## PROMPT
Write out the listing below without alteration, omitting its pictures.
----- PROVIDED DATA
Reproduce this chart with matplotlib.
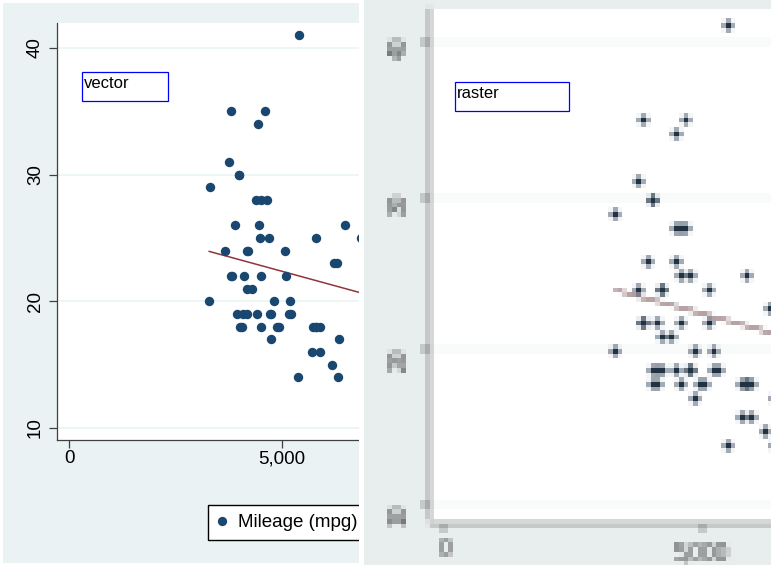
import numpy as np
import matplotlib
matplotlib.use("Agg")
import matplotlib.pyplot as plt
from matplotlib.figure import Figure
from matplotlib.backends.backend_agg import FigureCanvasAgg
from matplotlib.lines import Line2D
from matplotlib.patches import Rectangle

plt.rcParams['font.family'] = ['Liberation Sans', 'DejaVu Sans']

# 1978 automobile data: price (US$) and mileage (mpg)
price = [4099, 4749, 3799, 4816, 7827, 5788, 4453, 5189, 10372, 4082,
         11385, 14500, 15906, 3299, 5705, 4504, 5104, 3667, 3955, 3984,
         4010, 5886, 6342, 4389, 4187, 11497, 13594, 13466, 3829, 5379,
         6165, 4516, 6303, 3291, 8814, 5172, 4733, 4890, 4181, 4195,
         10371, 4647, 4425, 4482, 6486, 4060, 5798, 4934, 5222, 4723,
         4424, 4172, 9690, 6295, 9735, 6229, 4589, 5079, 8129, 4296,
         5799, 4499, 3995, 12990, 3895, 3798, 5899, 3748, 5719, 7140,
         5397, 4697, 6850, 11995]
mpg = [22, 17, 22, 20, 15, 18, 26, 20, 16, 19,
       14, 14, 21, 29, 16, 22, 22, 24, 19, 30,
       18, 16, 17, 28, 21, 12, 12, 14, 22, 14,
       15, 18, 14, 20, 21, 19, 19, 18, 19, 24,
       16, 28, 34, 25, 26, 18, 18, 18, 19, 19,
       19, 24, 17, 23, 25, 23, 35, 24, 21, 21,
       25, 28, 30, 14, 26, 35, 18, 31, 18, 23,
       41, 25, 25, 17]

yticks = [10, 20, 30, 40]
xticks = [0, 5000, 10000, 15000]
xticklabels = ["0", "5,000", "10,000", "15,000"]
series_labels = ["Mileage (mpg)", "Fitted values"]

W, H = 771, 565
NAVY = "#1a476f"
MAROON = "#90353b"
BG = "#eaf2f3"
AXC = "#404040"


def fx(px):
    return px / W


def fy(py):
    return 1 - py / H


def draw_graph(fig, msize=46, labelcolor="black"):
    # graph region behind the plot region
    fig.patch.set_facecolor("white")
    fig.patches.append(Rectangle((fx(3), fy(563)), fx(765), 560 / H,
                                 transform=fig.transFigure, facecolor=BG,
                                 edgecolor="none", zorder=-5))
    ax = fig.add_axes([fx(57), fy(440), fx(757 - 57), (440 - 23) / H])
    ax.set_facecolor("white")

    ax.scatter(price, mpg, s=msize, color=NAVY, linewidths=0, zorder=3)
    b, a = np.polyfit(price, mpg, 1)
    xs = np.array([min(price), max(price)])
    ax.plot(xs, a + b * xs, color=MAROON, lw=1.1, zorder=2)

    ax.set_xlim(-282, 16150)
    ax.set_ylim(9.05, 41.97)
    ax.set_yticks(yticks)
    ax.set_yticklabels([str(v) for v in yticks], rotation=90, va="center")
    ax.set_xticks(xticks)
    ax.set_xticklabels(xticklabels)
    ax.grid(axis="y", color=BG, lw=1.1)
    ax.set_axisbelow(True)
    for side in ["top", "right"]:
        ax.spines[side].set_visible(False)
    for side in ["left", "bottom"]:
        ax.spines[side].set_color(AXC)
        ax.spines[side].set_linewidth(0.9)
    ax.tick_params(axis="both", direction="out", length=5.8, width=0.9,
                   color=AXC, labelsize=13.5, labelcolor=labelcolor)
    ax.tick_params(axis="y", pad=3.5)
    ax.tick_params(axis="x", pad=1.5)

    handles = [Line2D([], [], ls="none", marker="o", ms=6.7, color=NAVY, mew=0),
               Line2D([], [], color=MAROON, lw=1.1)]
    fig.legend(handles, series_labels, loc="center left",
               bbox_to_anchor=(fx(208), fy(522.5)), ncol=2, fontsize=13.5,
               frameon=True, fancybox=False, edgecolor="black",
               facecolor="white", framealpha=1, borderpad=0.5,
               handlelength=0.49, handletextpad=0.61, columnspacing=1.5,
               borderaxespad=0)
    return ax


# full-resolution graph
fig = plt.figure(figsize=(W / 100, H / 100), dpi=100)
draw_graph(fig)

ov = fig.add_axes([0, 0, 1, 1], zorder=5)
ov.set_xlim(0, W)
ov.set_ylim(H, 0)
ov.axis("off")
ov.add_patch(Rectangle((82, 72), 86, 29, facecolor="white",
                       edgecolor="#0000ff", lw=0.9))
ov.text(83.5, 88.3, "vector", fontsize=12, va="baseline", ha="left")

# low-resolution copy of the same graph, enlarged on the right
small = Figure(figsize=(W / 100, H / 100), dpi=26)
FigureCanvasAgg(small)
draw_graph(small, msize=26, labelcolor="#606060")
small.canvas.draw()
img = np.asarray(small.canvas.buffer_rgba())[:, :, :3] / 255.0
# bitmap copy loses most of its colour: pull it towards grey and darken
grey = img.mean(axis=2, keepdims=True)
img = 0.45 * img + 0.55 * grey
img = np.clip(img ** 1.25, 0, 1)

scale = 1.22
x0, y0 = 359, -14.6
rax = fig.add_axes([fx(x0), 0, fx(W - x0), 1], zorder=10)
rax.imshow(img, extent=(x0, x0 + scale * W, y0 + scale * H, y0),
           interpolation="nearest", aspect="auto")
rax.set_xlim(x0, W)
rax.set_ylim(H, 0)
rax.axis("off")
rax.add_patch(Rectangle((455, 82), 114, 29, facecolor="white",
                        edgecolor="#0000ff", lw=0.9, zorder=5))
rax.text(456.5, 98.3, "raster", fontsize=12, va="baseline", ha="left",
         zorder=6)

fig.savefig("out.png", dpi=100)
----------
## WRITTEN RESPONSE
Reproduce this chart with matplotlib.
import numpy as np
import matplotlib
matplotlib.use("Agg")
import matplotlib.pyplot as plt
from matplotlib.figure import Figure
from matplotlib.backends.backend_agg import FigureCanvasAgg
from matplotlib.lines import Line2D
from matplotlib.patches import Rectangle

plt.rcParams['font.family'] = ['Liberation Sans', 'DejaVu Sans']

# 1978 automobile data: price (US$) and mileage (mpg)
price = [4099, 4749, 3799, 4816, 7827, 5788, 4453, 5189, 10372, 4082,
         11385, 14500, 15906, 3299, 5705, 4504, 5104, 3667, 3955, 3984,
         4010, 5886, 6342, 4389, 4187, 11497, 13594, 13466, 3829, 5379,
         6165, 4516, 6303, 3291, 8814, 5172, 4733, 4890, 4181, 4195,
         10371, 4647, 4425, 4482, 6486, 4060, 5798, 4934, 5222, 4723,
         4424, 4172, 9690, 6295, 9735, 6229, 4589, 5079, 8129, 4296,
         5799, 4499, 3995, 12990, 3895, 3798, 5899, 3748, 5719, 7140,
         5397, 4697, 6850, 11995]
mpg = [22, 17, 22, 20, 15, 18, 26, 20, 16, 19,
       14, 14, 21, 29, 16, 22, 22, 24, 19, 30,
       18, 16, 17, 28, 21, 12, 12, 14, 22, 14,
       15, 18, 14, 20, 21, 19, 19, 18, 19, 24,
       16, 28, 34, 25, 26, 18, 18, 18, 19, 19,
       19, 24, 17, 23, 25, 23, 35, 24, 21, 21,
       25, 28, 30, 14, 26, 35, 18, 31, 18, 23,
       41, 25, 25, 17]

yticks = [10, 20, 30, 40]
xticks = [0, 5000, 10000, 15000]
xticklabels = ["0", "5,000", "10,000", "15,000"]
series_labels = ["Mileage (mpg)", "Fitted values"]

W, H = 771, 565
NAVY = "#1a476f"
MAROON = "#90353b"
BG = "#eaf2f3"
AXC = "#404040"


def fx(px):
    return px / W


def fy(py):
    return 1 - py / H


def draw_graph(fig, msize=46, labelcolor="black"):
    # graph region behind the plot region
    fig.patch.set_facecolor("white")
    fig.patches.append(Rectangle((fx(3), fy(563)), fx(765), 560 / H,
                                 transform=fig.transFigure, facecolor=BG,
                                 edgecolor="none", zorder=-5))
    ax = fig.add_axes([fx(57), fy(440), fx(757 - 57), (440 - 23) / H])
    ax.set_facecolor("white")

    ax.scatter(price, mpg, s=msize, color=NAVY, linewidths=0, zorder=3)
    b, a = np.polyfit(price, mpg, 1)
    xs = np.array([min(price), max(price)])
    ax.plot(xs, a + b * xs, color=MAROON, lw=1.1, zorder=2)

    ax.set_xlim(-282, 16150)
    ax.set_ylim(9.05, 41.97)
    ax.set_yticks(yticks)
    ax.set_yticklabels([str(v) for v in yticks], rotation=90, va="center")
    ax.set_xticks(xticks)
    ax.set_xticklabels(xticklabels)
    ax.grid(axis="y", color=BG, lw=1.1)
    ax.set_axisbelow(True)
    for side in ["top", "right"]:
        ax.spines[side].set_visible(False)
    for side in ["left", "bottom"]:
        ax.spines[side].set_color(AXC)
        ax.spines[side].set_linewidth(0.9)
    ax.tick_params(axis="both", direction="out", length=5.8, width=0.9,
                   color=AXC, labelsize=13.5, labelcolor=labelcolor)
    ax.tick_params(axis="y", pad=3.5)
    ax.tick_params(axis="x", pad=1.5)

    handles = [Line2D([], [], ls="none", marker="o", ms=6.7, color=NAVY, mew=0),
               Line2D([], [], color=MAROON, lw=1.1)]
    fig.legend(handles, series_labels, loc="center left",
               bbox_to_anchor=(fx(208), fy(522.5)), ncol=2, fontsize=13.5,
               frameon=True, fancybox=False, edgecolor="black",
               facecolor="white", framealpha=1, borderpad=0.5,
               handlelength=0.49, handletextpad=0.61, columnspacing=1.5,
               borderaxespad=0)
    return ax


# full-resolution graph
fig = plt.figure(figsize=(W / 100, H / 100), dpi=100)
draw_graph(fig)

ov = fig.add_axes([0, 0, 1, 1], zorder=5)
ov.set_xlim(0, W)
ov.set_ylim(H, 0)
ov.axis("off")
ov.add_patch(Rectangle((82, 72), 86, 29, facecolor="white",
                       edgecolor="#0000ff", lw=0.9))
ov.text(83.5, 88.3, "vector", fontsize=12, va="baseline", ha="left")

# low-resolution copy of the same graph, enlarged on the right
small = Figure(figsize=(W / 100, H / 100), dpi=26)
FigureCanvasAgg(small)
draw_graph(small, msize=26, labelcolor="#606060")
small.canvas.draw()
img = np.asarray(small.canvas.buffer_rgba())[:, :, :3] / 255.0
# bitmap copy loses most of its colour: pull it towards grey and darken
grey = img.mean(axis=2, keepdims=True)
img = 0.45 * img + 0.55 * grey
img = np.clip(img ** 1.25, 0, 1)

scale = 1.22
x0, y0 = 359, -14.6
rax = fig.add_axes([fx(x0), 0, fx(W - x0), 1], zorder=10)
rax.imshow(img, extent=(x0, x0 + scale * W, y0 + scale * H, y0),
           interpolation="nearest", aspect="auto")
rax.set_xlim(x0, W)
rax.set_ylim(H, 0)
rax.axis("off")
rax.add_patch(Rectangle((455, 82), 114, 29, facecolor="white",
                        edgecolor="#0000ff", lw=0.9, zorder=5))
rax.text(456.5, 98.3, "raster", fontsize=12, va="baseline", ha="left",
         zorder=6)

fig.savefig("out.png", dpi=100)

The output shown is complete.